France has been rocked by violent protests and national strikes since early March over reforms to pensions, which will mean the retirement age being raised to 64 from 62.

President Emmanuel Macron on Wednesday refused to back down on the reforms even as more strikes and protests are planned.

"Do you think I enjoy making this reform? No," he said in his first comments since his government survived a confidence vote on the issue. "We must go ahead because it's in the higher interest of the nation."

But polls show a majority of voters oppose the plan, which will also increase the number of years people have to make contributions to qualify for a full pension.
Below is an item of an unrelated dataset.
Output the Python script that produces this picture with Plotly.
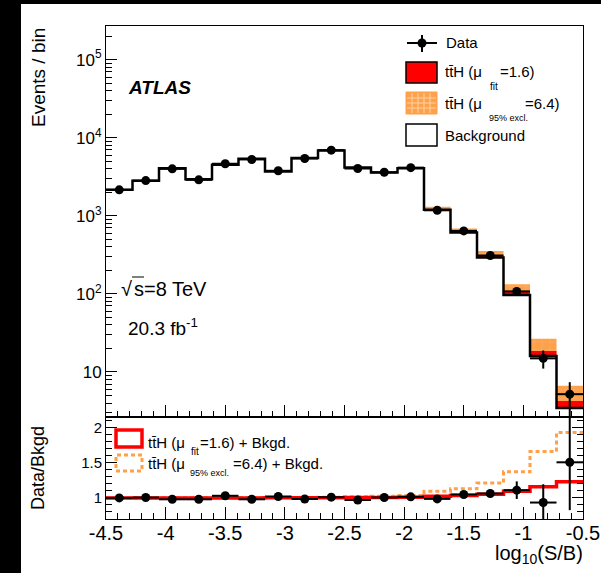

Major traffic disruption is expected during the four-day state visit as the monarch moves between different locations in the city before travelling to Versailles on Monday.
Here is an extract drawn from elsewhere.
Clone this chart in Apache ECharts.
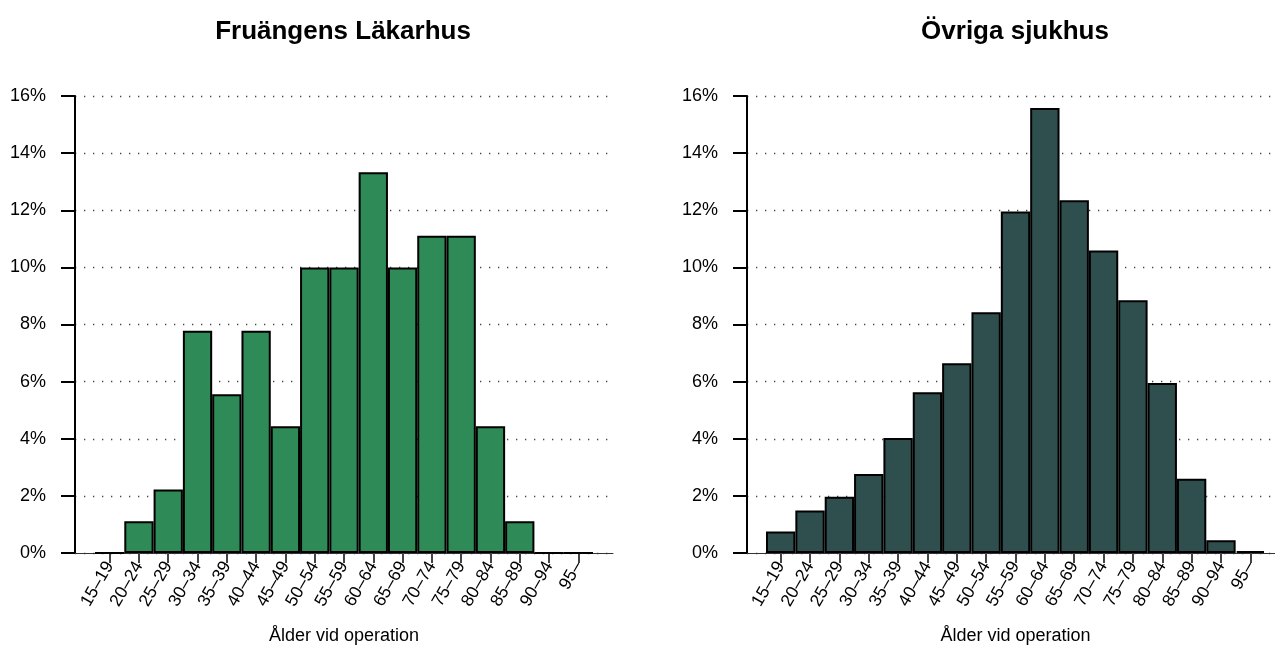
<!DOCTYPE html>
<html>
<head>
<meta charset="utf-8">
<script src="https://cdn.jsdelivr.net/npm/echarts@6/dist/echarts.min.js"></script>
<style>
html,body{margin:0;padding:0;background:#fff;}
#c{width:1275px;height:651px;}
</style>
</head>
<body>
<div id="c"></div>
<script>
var categories = ['15–19','20–24','25–29','30–34','35–39','40–44','45–49','50–54','55–59','60–64','65–69','70–74','75–79','80–84','85–89','90–94','95–'];
var fruangen = [0, 1.11, 2.22, 7.78, 5.56, 7.78, 4.44, 10, 10, 13.33, 10, 11.11, 11.11, 4.44, 1.11, 0, 0];
var ovriga = [0.75, 1.49, 1.97, 2.77, 4.03, 5.63, 6.64, 8.43, 11.96, 15.58, 12.35, 10.59, 8.85, 5.95, 2.6, 0.45, 0.07];
var yTicks = [0, 2, 4, 6, 8, 10, 12, 14, 16];
var titles = ['Fruängens Läkarhus', 'Övriga sjukhus'];
var xName = 'Ålder vid operation';

var FONT = 'Liberation Sans, Arial, Helvetica, sans-serif';
var chart = echarts.init(document.getElementById('c'), null, {renderer: 'canvas'});

var TOP = 96, BOTTOM = 98;
var panels = [
  {axisLeft: 75, gridRight: 662, barLeft: 95, barWidth: 498, color: '#2E8B57', data: fruangen, center: 338},
  {axisLeft: 747, gridRight: 0, barLeft: 766, barWidth: 499, color: '#2F4F4F', data: ovriga, center: 1010}
];

var grids = [], xAxes = [], yAxes = [], series = [], titleArr = [];
panels.forEach(function (p, i) {
  grids.push({left: p.axisLeft, right: p.gridRight, top: TOP, bottom: BOTTOM, containLabel: false});
  grids.push({left: p.barLeft, width: p.barWidth, top: TOP, bottom: BOTTOM, containLabel: false});
  var gb = i * 2, ga = i * 2 + 1;
  xAxes.push({
    gridIndex: gb, type: 'value', min: 0, max: 1,
    axisLine: {show: true, onZero: false, lineStyle: {color: '#333', width: 1}},
    axisTick: {show: false}, axisLabel: {show: false}, splitLine: {show: false}
  });
  yAxes.push({
    gridIndex: gb, type: 'value', min: 0, max: 16, interval: 2,
    axisLine: {show: true, onZero: false, lineStyle: {color: '#000', width: 2}},
    axisTick: {show: true, length: 14, lineStyle: {color: '#000', width: 2}},
    axisLabel: {margin: 29, fontSize: 18, color: '#000', fontFamily: FONT,
      formatter: function (v) { return yTicks.indexOf(v) >= 0 ? v + '%' : ''; }},
    splitLine: {show: true, lineStyle: {color: '#444', width: 1.3, type: [1.3, 7.7]}}
  });
  xAxes.push({
    gridIndex: ga, type: 'category', data: categories, boundaryGap: true,
    axisLine: {show: false},
    axisTick: {show: true, alignWithLabel: true, length: 10, lineStyle: {color: '#444', width: 2}},
    axisLabel: {rotate: 60, fontSize: 17.5, color: '#000', fontFamily: FONT, margin: 10, interval: 0},
    name: xName, nameLocation: 'middle', nameGap: 74,
    nameTextStyle: {fontSize: 18, color: '#000', fontFamily: FONT},
    splitLine: {show: false}
  });
  yAxes.push({gridIndex: ga, type: 'value', min: 0, max: 16, show: false});
  series.push({
    type: 'bar', xAxisIndex: xAxes.length - 1, yAxisIndex: yAxes.length - 1,
    data: p.data, barCategoryGap: '0%', barGap: '0%',
    itemStyle: {color: p.color, borderColor: '#000', borderWidth: 2},
    emphasis: {disabled: true}, animation: false, z: 3
  });
  titleArr.push({
    text: titles[i], left: p.center, top: 14, textAlign: 'center',
    textStyle: {fontSize: 26, fontWeight: 'bold', color: '#000', fontFamily: FONT}
  });
});

chart.setOption({
  animation: false,
  backgroundColor: '#fff',
  title: titleArr,
  grid: grids,
  xAxis: xAxes,
  yAxis: yAxes,
  series: series
});
</script>
</body>
</html>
"We are going to greet [Charles] with a good old general strike," said Olivier Besancenot, a spokesman for the radical New Anti-Capitalist Party.

France pension reform strikes - in pictures

Prominent Green MP Sandrine Rousseau said the upcoming visit by King Charles should be cancelled, telling news channel BFM TV it was "unbelievable" that the French President would dine with the monarch at the Versailles Palace outside Paris "while the people are protesting in the streets”.

"Of course he should cancel this visit. Is the priority really to welcome Charles III in Versailles,” she said.

Protesters have already scuffled with police in Versailles over the unpopular pension bill, with riot police blocking their path to the gilded palace built in the 17th century during the reign of King Louis XIV.

Buckingham Palace has said protests may affect plans for the four-day trip, which includes a state banquet with the French President.

The visit includes a trip to the Musee d'Orsay art gallery and dinner at the Chateau de Versailles. It includes events at the Arc de Triomphe before he travels by train to the south-western city of Bordeaux.

The French presidency said the king's schedule was still being finalised.

"We are keeping a close eye on the situation, and are taking advice from the FCDO and the French side, " the source said, referring to the British foreign ministry. "There may be an impact on logistics.”

BFM reported that all employees of the public order and traffic department have been ordered to work during the visit.

Last week, acting on Mr Macron's instructions, the country invoked an article in the constitution that adopted the contentious pension reform without a parliamentary vote.

The government narrowly survived a no-confidence motion on Monday, but the uproar has descended into the biggest domestic crisis of the second term for Mr Macron, first elected in 2017 with pledges to radically reform France.

Another day of national strikes is planned for Thursday and rubbish continues to pile up in the streets of Paris caused by stoppages by refuse collectors, while blockades at oil refineries continue.